Parmi les patients accueillis par l’Unité, une importante clientèle sud-américaine, essentiellement féminine, qui se présente spontanément, à l’instar de Julia. Des femmes entre 20 et 35 ans, qui ont de solides ressources physiques et sont très motivées. Mais qui, à un moment ou un autre, ont un sérieux ennui de santé, un problème de grossesse non désirée ou ont subi des violences.

L’Unité des populations vulnérables est constituée de douze personnes qui ont une très bonne connaissance du réseau de prise en charge de la population vivant dans une situation de grande précarité et sont rompus à l’approche pluriculturelle. L’équipe collabore étroitement avec le Point d’Eau en ville de Lausanne.

En quatre ans, la Polyclinique a enregistré plus de 1800 consultations. Le Dr. Bodenmann précise : « Ce service est née de la volonté de l’institution de donner des soins de qualité aux migrants, qu’ils soient des clandestins ou des requérants d’asile déboutés (appelés NEM), ces derniers ayant sensiblement grossi le nombre des sans papiers avec le durcissement de la politique fédérale. Au cours des quatre ans d’existence de l’Unité, nous avons constaté une précarisation accrue parmi ces gens. Notre personnel a été formé à la prise en charge multiculturelle de ces patients, dans un rapport basé sur la confiance et le respect de la dignité de l’autre ».

L’équipe lausannoise s’appuie sur les personnes ressources des différents services de la policlinique.
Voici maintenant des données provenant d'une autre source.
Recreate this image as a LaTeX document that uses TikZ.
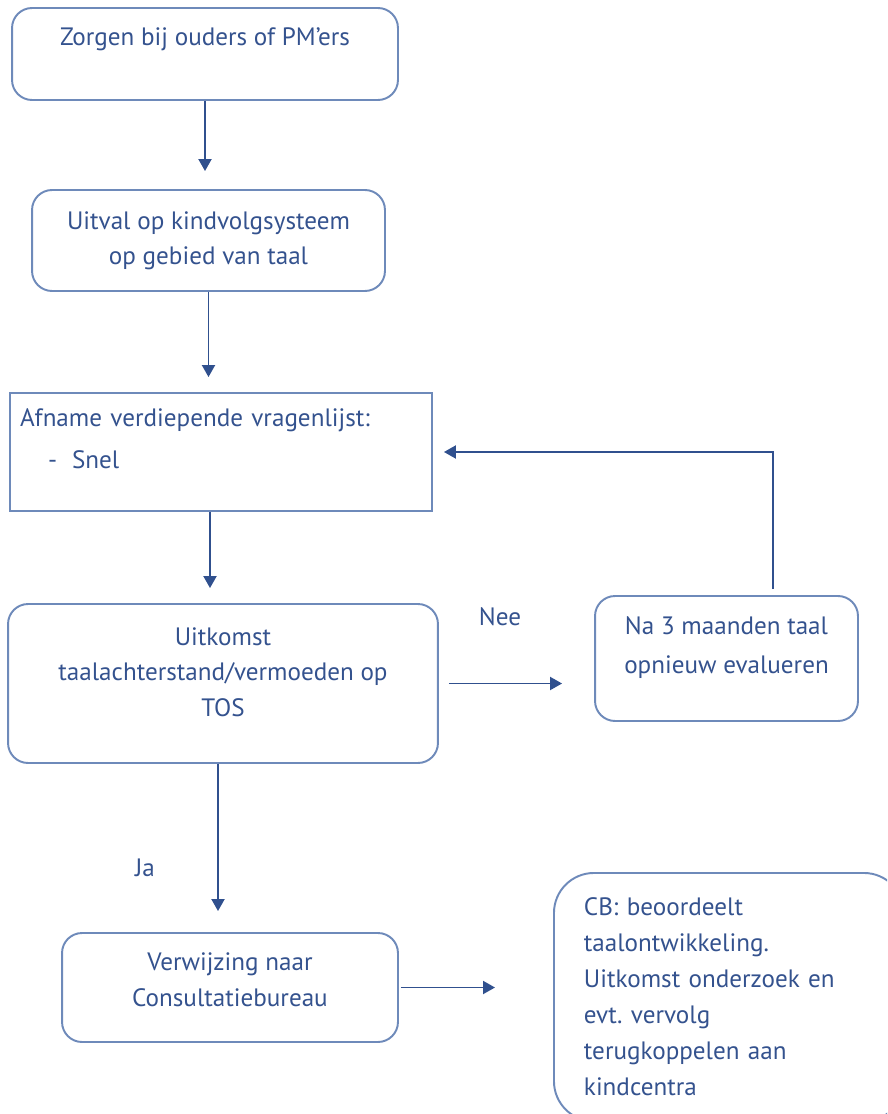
\documentclass[tikz,border=0pt]{standalone}
\usepackage{fontspec}
\setmainfont{PT Sans}
\usetikzlibrary{arrows.meta}
\definecolor{tekst}{RGB}{52,82,142}
\definecolor{rand}{RGB}{110,138,186}
\definecolor{pijlkleur}{RGB}{48,80,142}
\frenchspacing
\begin{document}
\begin{tikzpicture}[x=0.02cm,y=-0.02cm,
		vak/.style={draw=rand,line width=1.1pt,rounded corners=0.4cm,text=tekst,align=center,
			font=\fontsize{14.3}{20}\selectfont},
		pijl/.style={draw=pijlkleur,line width=1.1pt,-{Triangle[length=0.24cm,width=0.26cm]}},
		opschrift/.style={text=tekst,font=\fontsize{14.3}{20}\selectfont}]
		\useasboundingbox (0,0) rectangle (887,1114);
		\clip (0,0) rectangle (887,1114);
		\node[vak,minimum width=7.72cm,minimum height=1.84cm] (zorgen) at (205,54)
			{Zorgen bij ouders of PM’ers\\\mbox{}};
		\node[vak,minimum width=7.06cm,minimum height=2.02cm] (uitval) at (208.5,240.5)
			{Uitval op kindvolgsysteem\\op gebied van taal};
		\node[vak,rounded corners=0pt,align=left,minimum width=8.44cm,minimum height=2.36cm,
			inner xsep=0.2cm,text width=8.04cm] (afname) at (221,452)
			{Afname verdiepende vragenlijst:\\[4pt]\hspace*{0.56cm}\makebox[0.48cm][l]{-}Snel\\[-5pt]\mbox{}};
		\node[vak,minimum width=8.6cm,minimum height=3.18cm] (uitkomst) at (223,683.5)
			{Uitkomst\\taalachterstand/vermoeden op\\TOS\\[-7pt]\mbox{}};
		\node[vak,minimum width=5.26cm,minimum height=2.5cm] (evalueren) at (726.5,658.5)
			{Na 3 maanden taal\\[2pt]opnieuw evalueren\\[-5pt]\mbox{}};
		\node[vak,minimum width=6.72cm,minimum height=2.18cm] (verwijzing) at (230,987.5)
			{Verwijzing naar\\Consultatiebureau\\[-11pt]\mbox{}};
		\node[vak,rounded corners=0.8cm,anchor=north west,align=left,minimum width=7cm,
			inner xsep=0.6cm,inner ysep=0.5cm,text width=5.8cm,
			font=\fontsize{14.3}{20.5}\selectfont] (cb) at (553,872)
			{CB: beoordeelt\\taalontwikkeling.\\Uitkomst onderzoek en\\evt. vervolg\\terugkoppelen aan\\kindcentra};
		\node[opschrift] (nee) at (500,617) {Nee};
		\node[opschrift] (ja) at (145,868) {Ja};
		\draw[pijl,shorten >=0.36cm] (zorgen.south) -- (zorgen.south |- uitval.north);
		\draw[pijl,shorten >=0.3cm] (uitval.south) -- (uitval.south |- afname.north);
		\draw[pijl,shorten >=0.3cm] ([xshift=-0.22cm]afname.south) -- ([xshift=-0.22cm]afname.south |- uitkomst.north);
		\draw[pijl,shorten <=0.2cm,shorten >=0.64cm] (uitkomst.east) -- (uitkomst.east -| evalueren.west);
		\draw[pijl,shorten <=0.12cm,shorten >=0.22cm] ([xshift=0.93cm]evalueren.north) |- (afname.east);
		\draw[pijl,shorten >=0.42cm] ([xshift=-0.1cm]uitkomst.south) -- ([xshift=-0.1cm]uitkomst.south |- verwijzing.north);
		\draw[pijl,shorten <=0.04cm,shorten >=1.16cm] (verwijzing.east) -- (verwijzing.east -| cb.west);
	\end{tikzpicture}
\end{document}
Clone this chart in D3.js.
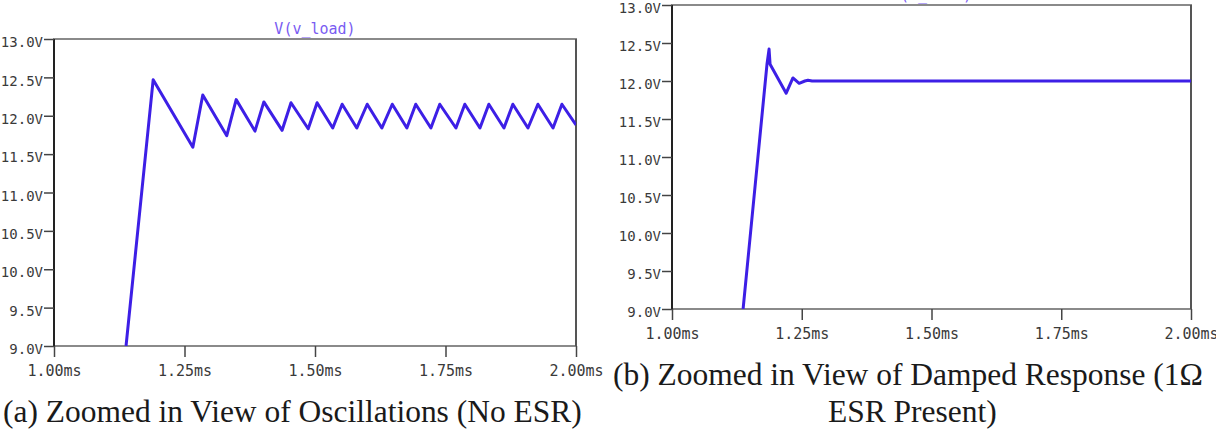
<!DOCTYPE html>
<html>
<head>
<meta charset="utf-8">
<script src="https://cdn.jsdelivr.net/npm/d3@7"></script>
<style>
  body { margin: 0; background: #fff; }
</style>
</head>
<body>
<div id="canvas"></div>
<script>
"use strict";

/* ---------------- DATA ---------------- */

// (a) no ESR: time in ms, voltage in V
let timeA = [1.138, 1.190, 1.266, 1.285, 1.331, 1.349, 1.385, 1.402, 1.437, 1.454,
    1.487, 1.504, 1.534, 1.552, 1.580, 1.600, 1.628, 1.648, 1.676, 1.693,
    1.722, 1.739, 1.770, 1.787, 1.816, 1.833, 1.862, 1.879, 1.908, 1.927,
    1.956, 1.973, 2.000];
let voltsA = [9.00, 12.47, 11.59, 12.27, 11.74, 12.21, 11.80, 12.18, 11.81, 12.17,
    11.83, 12.17, 11.84, 12.15, 11.84, 12.15, 11.84, 12.15, 11.84, 12.15,
    11.84, 12.15, 11.84, 12.15, 11.84, 12.15, 11.84, 12.15, 11.84, 12.15,
    11.84, 12.15, 11.88];

// (b) 1 ohm ESR
let timeB = [1.137, 1.183, 1.187, 1.189, 1.220, 1.233, 1.245, 1.256, 1.262, 1.270, 2.000];
let voltsB = [9.00, 12.22, 12.42, 12.22, 11.84, 12.04, 11.97, 12.00, 12.01, 12.00, 12.00];

let yTicks = [9.0, 9.5, 10.0, 10.5, 11.0, 11.5, 12.0, 12.5, 13.0];
let xTicks = [1.00, 1.25, 1.50, 1.75, 2.00];

let traceName = "V(v_load)";
let captionA = "(a) Zoomed in View of Oscillations (No ESR)";
let captionB1 = "(b) Zoomed in View of Damped Response (1Ω";
let captionB2 = "ESR Present)";

/* ---------------- SVG ---------------- */

let svgWidth = 1216;
let svgHeight = 434;

let svg = d3.select("#canvas")
    .append("svg")
    .attr("width", svgWidth)
    .attr("height", svgHeight)
    .style("display", "block");

svg.append("rect")
    .attr("width", svgWidth)
    .attr("height", svgHeight)
    .attr("fill", "#fff");

let monoFont = "'DejaVu Sans Mono', monospace";
let serifFont = "'Liberation Serif', serif";
let traceColor = "#3d1fe6";

/* ---------------- ONE PANEL ---------------- */

function drawPanel(id, box, times, volts) {

    let xScale = d3.scaleLinear()
        .domain([1, 2])
        .range([box.left, box.right]);

    let yScale = d3.scaleLinear()
        .domain([9, 13])
        .range([box.bottom, box.top]);

    let g = svg.append("g");

    // frame: grey top/bottom, darker sides
    g.append("rect")
        .attr("x", box.left)
        .attr("y", box.top)
        .attr("width", box.right - box.left)
        .attr("height", box.bottom - box.top)
        .attr("fill", "none")
        .attr("stroke", "#8a8a8a")
        .attr("stroke-width", 2);

    g.append("line")
        .attr("x1", box.right).attr("x2", box.right)
        .attr("y1", box.top).attr("y2", box.bottom)
        .attr("stroke", "#555")
        .attr("stroke-width", 2);

    g.append("line")
        .attr("x1", box.left).attr("x2", box.left)
        .attr("y1", box.top).attr("y2", box.bottom)
        .attr("stroke", "#222")
        .attr("stroke-width", 2);

    // axes
    let yAxis = d3.axisLeft(yScale)
        .tickValues(yTicks)
        .tickSize(10)
        .tickPadding(1)
        .tickFormat(function (d) { return d.toFixed(1) + "V"; });

    let yg = g.append("g")
        .attr("transform", "translate(" + box.left + ",0)")
        .call(yAxis);

    let xAxis = d3.axisBottom(xScale)
        .tickValues(xTicks)
        .tickSize(11)
        .tickPadding(8)
        .tickFormat(function (d) { return d.toFixed(2) + "ms"; });

    let xg = g.append("g")
        .attr("transform", "translate(0," + box.bottom + ")")
        .call(xAxis);

    [yg, xg].forEach(function (ax) {
        ax.select(".domain").remove();
        ax.selectAll("line").attr("stroke", "#444").attr("stroke-width", 1.5);
        ax.selectAll("text")
            .attr("fill", "#3a3a3a")
            .style("font-family", monoFont)
            .style("font-size", "15px");
    });
    yg.selectAll("text")
        .attr("dy", "0.55em")
        .style("font-size", "14px");

    // trace title
    g.append("text")
        .attr("x", (box.left + box.right) / 2)
        .attr("y", box.top - 5)
        .attr("text-anchor", "middle")
        .attr("fill", "#7a5cf2")
        .style("font-family", monoFont)
        .style("font-size", "15px")
        .text(traceName);

    // clip the trace to the plot
    svg.append("clipPath")
        .attr("id", "clip" + id)
        .append("rect")
        .attr("x", box.left)
        .attr("y", box.top)
        .attr("width", box.right - box.left)
        .attr("height", box.bottom - box.top);

    let points = times.map(function (t, i) { return [t, volts[i]]; });

    let line = d3.line()
        .x(function (d) { return xScale(d[0]); })
        .y(function (d) { return yScale(d[1]); });

    g.append("path")
        .datum(points)
        .attr("clip-path", "url(#clip" + id + ")")
        .attr("d", line)
        .attr("fill", "none")
        .attr("stroke", traceColor)
        .attr("stroke-width", 3)
        .attr("stroke-linejoin", "round");
}

drawPanel("A", { left: 54, right: 576, top: 39, bottom: 346 }, timeA, voltsA);
drawPanel("B", { left: 672, right: 1191, top: 5, bottom: 309 }, timeB, voltsB);

/* ---------------- CAPTIONS ---------------- */

function addCaption(x, y, str) {
    return svg.append("text")
        .attr("x", x)
        .attr("y", y)
        .attr("fill", "#1a1a1a")
        .style("font-family", serifFont)
        .style("font-size", "26px")
        .text(str);
}

let capA = addCaption(3, 422, captionA);

// fit caption (a) to its width in the picture, use same size for (b)
let measured = capA.node().getComputedTextLength();
let fontSize = 26 * 579 / measured;
capA.style("font-size", fontSize + "px");

addCaption(613, 385, captionB1).style("font-size", fontSize + "px");
addCaption(828, 422, captionB2).style("font-size", fontSize + "px");
</script>
</body>
</html>
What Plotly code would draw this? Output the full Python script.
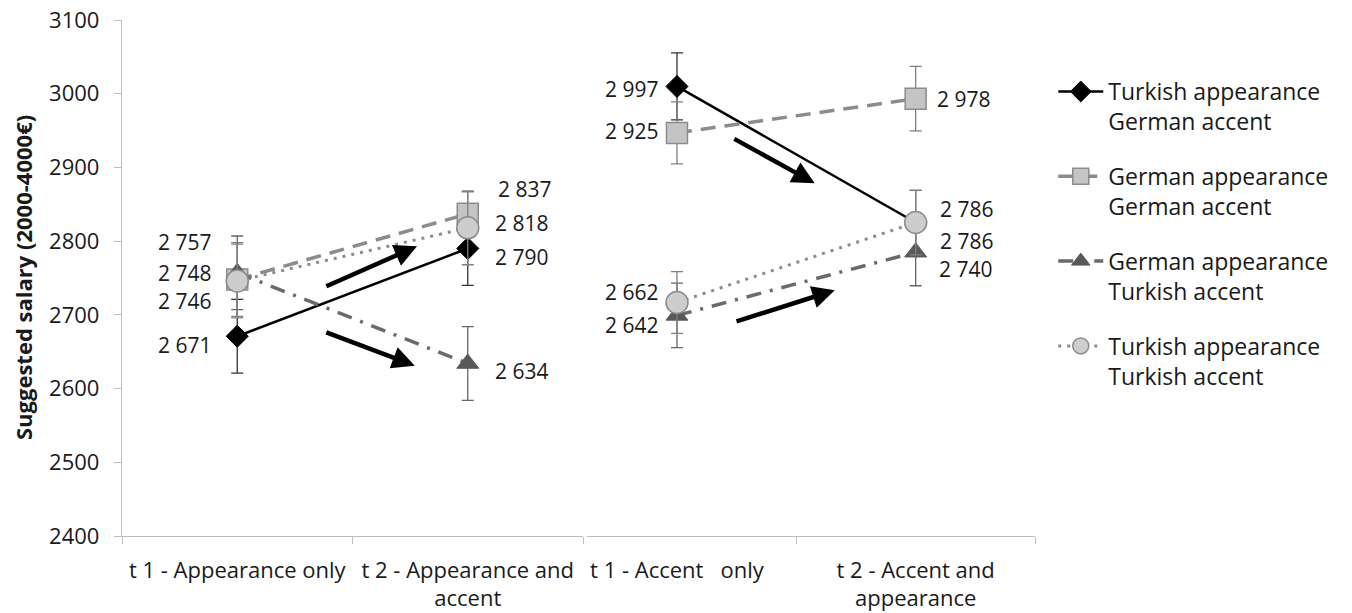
import plotly.graph_objects as go

# Categories of the two measurement blocks
cats_appearance = ["t 1 - Appearance only", "t 2 - Appearance and<br>accent"]
cats_accent = ["t 1 - Accent\u00a0\u00a0\u00a0only", "t 2 - Accent and<br>appearance"]

# Mean suggested salary per condition: [appearance t1, appearance t2, accent t1, accent t2]
turk_app_ger_acc = [2671, 2790, 2997, 2786]
ger_app_ger_acc = [2748, 2837, 2925, 2978]
ger_app_turk_acc = [2757, 2634, 2642, 2740]
turk_app_turk_acc = [2746, 2818, 2662, 2786]

# Standard errors (same order)
se_turk_app_ger_acc = [50, 50, 52, 50]
se_ger_app_ger_acc = [50, 30, 48, 50]
se_ger_app_turk_acc = [50, 50, 50, 52]
se_turk_app_turk_acc = [50, 50, 48, 50]

series_names = [
    "Turkish appearance<br>German accent",
    "German appearance<br>German accent",
    "German appearance<br>Turkish accent",
    "Turkish appearance<br>Turkish accent",
]

FONT = "Open Sans"
TXT = "#1a1a1a"
AXC = "#bfbfbf"

styles = [
    dict(line=dict(color="#000000", width=2.5, dash="solid"),
         marker=dict(symbol="diamond", size=17, color="#000000",
                     line=dict(color="#000000", width=1)),
         err="#333333"),
    dict(line=dict(color="#8c8c8c", width=3.5, dash="15px,9px"),
         marker=dict(symbol="square", size=21, color="#c4c4c4",
                     line=dict(color="#8c8c8c", width=1.5)),
         err="#808080"),
    dict(line=dict(color="#6a6a6a", width=3.5, dash="15px,9px,3px,9px"),
         marker=dict(symbol="triangle-up", size=19, color="#595959",
                     line=dict(color="#595959", width=1)),
         err="#666666"),
    dict(line=dict(color="#8c8c8c", width=3, dash="3px,6px"),
         marker=dict(symbol="circle", size=22, color="#cdcdcd",
                     line=dict(color="#8c8c8c", width=1.5)),
         err="#808080"),
]

all_values = [turk_app_ger_acc, ger_app_ger_acc, ger_app_turk_acc, turk_app_turk_acc]
all_se = [se_turk_app_ger_acc, se_ger_app_ger_acc, se_ger_app_turk_acc, se_turk_app_turk_acc]

fig = go.Figure()

for i, (vals, se, name, st) in enumerate(zip(all_values, all_se, series_names, styles)):
    for half, (cats, xa, ya) in enumerate([(cats_appearance, "x", "y"),
                                          (cats_accent, "x2", "y2")]):
        fig.add_trace(go.Scatter(
            x=cats, y=vals[2 * half:2 * half + 2],
            xaxis=xa, yaxis=ya,
            mode="lines+markers",
            name=name,
            legendgroup=f"g{i}",
            showlegend=(half == 0),
            line=st["line"],
            marker=st["marker"],
            error_y=dict(type="data", array=se[2 * half:2 * half + 2],
                         color=st["err"], thickness=1.3, width=6),
            hoverinfo="skip",
        ))


def fmt(v):
    return f"{v:,}".replace(",", " ")


# Value labels: (series index, point index, xshift, yshift, anchor)
label_layout = [
    (2, 0, -24, 31, "right"), (1, 0, -24, 6, "right"),
    (3, 0, -24, -20, "right"), (0, 0, -24, -9, "right"),
    (1, 1, 28, 25, "left"), (3, 1, 25, 5, "left"),
    (0, 1, 25, -8, "left"), (2, 1, 25, -7, "left"),
    (0, 2, -17, -3, "right"), (1, 2, -17, 2, "right"),
    (3, 2, -17, 11, "right"), (2, 2, -17, -10, "right"),
    (1, 3, 19, 0, "left"), (0, 3, 22, 14, "left"),
    (3, 3, 22, -18, "left"), (2, 3, 21, -17, "left"),
]

annotations = []
for s, p, dx, dy, anc in label_layout:
    v = all_values[s][p]
    right = p >= 2
    annotations.append(dict(
        x=p - 2 if right else p, y=v,
        xref="x2" if right else "x", yref="y2" if right else "y",
        text=fmt(v), showarrow=False, xanchor=anc, yanchor="middle",
        xshift=dx, yshift=dy, font=dict(family=FONT, size=21, color=TXT),
    ))

# Trend arrows
arrow_specs = [
    ("x", "y", 0.38, 2738, 0.78, 2793),
    ("x", "y", 0.38, 2677, 0.77, 2631),
    ("x2", "y2", 0.234, 2917, 0.577, 2847),
    ("x2", "y2", 0.243, 2632, 0.661, 2681),
]
for xr, yr, x0, y0, x1, y1 in arrow_specs:
    annotations.append(dict(
        x=x1, y=y1, ax=x0, ay=y0, xref=xr, yref=yr, axref=xr, ayref=yr,
        showarrow=True, arrowhead=2, arrowsize=1.0, arrowwidth=4.5,
        arrowcolor="#000000", text="", standoff=0,
    ))

# Y-axis title
annotations.append(dict(
    x=-99 / 913, y=0.5, xref="paper", yref="paper", textangle=-90,
    xanchor="center", yanchor="middle",
    text="<b>Suggested salary (2000-4000€)</b>", showarrow=False,
    font=dict(family=FONT, size=22, color=TXT),
))

axis_common = dict(showline=True, linecolor=AXC, linewidth=1.3, ticks="outside",
                   tickcolor=AXC, ticklen=7, showgrid=False, zeroline=False,
                   automargin=False,
                   tickfont=dict(family=FONT, size=22, color=TXT))

fig.update_layout(
    width=1352, height=613,
    margin=dict(l=122, r=317, t=20, b=77, autoexpand=False),
    paper_bgcolor="white", plot_bgcolor="white",
    font=dict(family=FONT, size=22, color=TXT),
    xaxis=dict(domain=[0, 461 / 913], type="category", range=[-0.5, 1.5],
               tickson="boundaries", anchor="y", ticklabelstandoff=14, **axis_common),
    xaxis2=dict(domain=[465 / 913, 1], type="category", range=[-0.377, 1.5],
                tickson="boundaries", anchor="y2", ticklabelstandoff=14, **axis_common),
    yaxis=dict(range=[2400, 3100], dtick=100, anchor="x",
               ticklabelstandoff=10, **axis_common),
    yaxis2=dict(range=[2300, 3100], anchor="x2", visible=False),
    legend=dict(x=1.02, y=0.903, xanchor="left", yanchor="top", valign="top",
                itemwidth=45, tracegroupgap=22, bgcolor="rgba(0,0,0,0)",
                font=dict(family=FONT, size=23, color=TXT)),
    annotations=annotations,
    showlegend=True,
)

fig.write_html("out.html")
Elle a aussi pour tâche d’informer les patients sur toutes les adresses qui peuvent répondre à leurs questions ou leurs problèmes et les oriente au besoin vers le planning familial, le groupe sida, etc.

Les consultations sont-elles gratuites pour les personnes sans papiers ? « Non, répond le Dr. Bodenmann, on reçoit tout le monde de la même manière mais on a établi une procédure pour les migrants sans documents valables basée la confiance, les pour enregistrer et les soigner. On établit un dossier complété successivement par les différents intervenants, des médecins à l’infirmière en santé communautaire. On discute avec les patients concernés non assurés du mode de paiement. Des arrangements peuvent être trouvés avec les services comptables de la policlinique. Le simple fait de dire « Vous allez payer vos consultations » permet à ces personnes d’oser revenir, et leur restitue toute leur dignité ».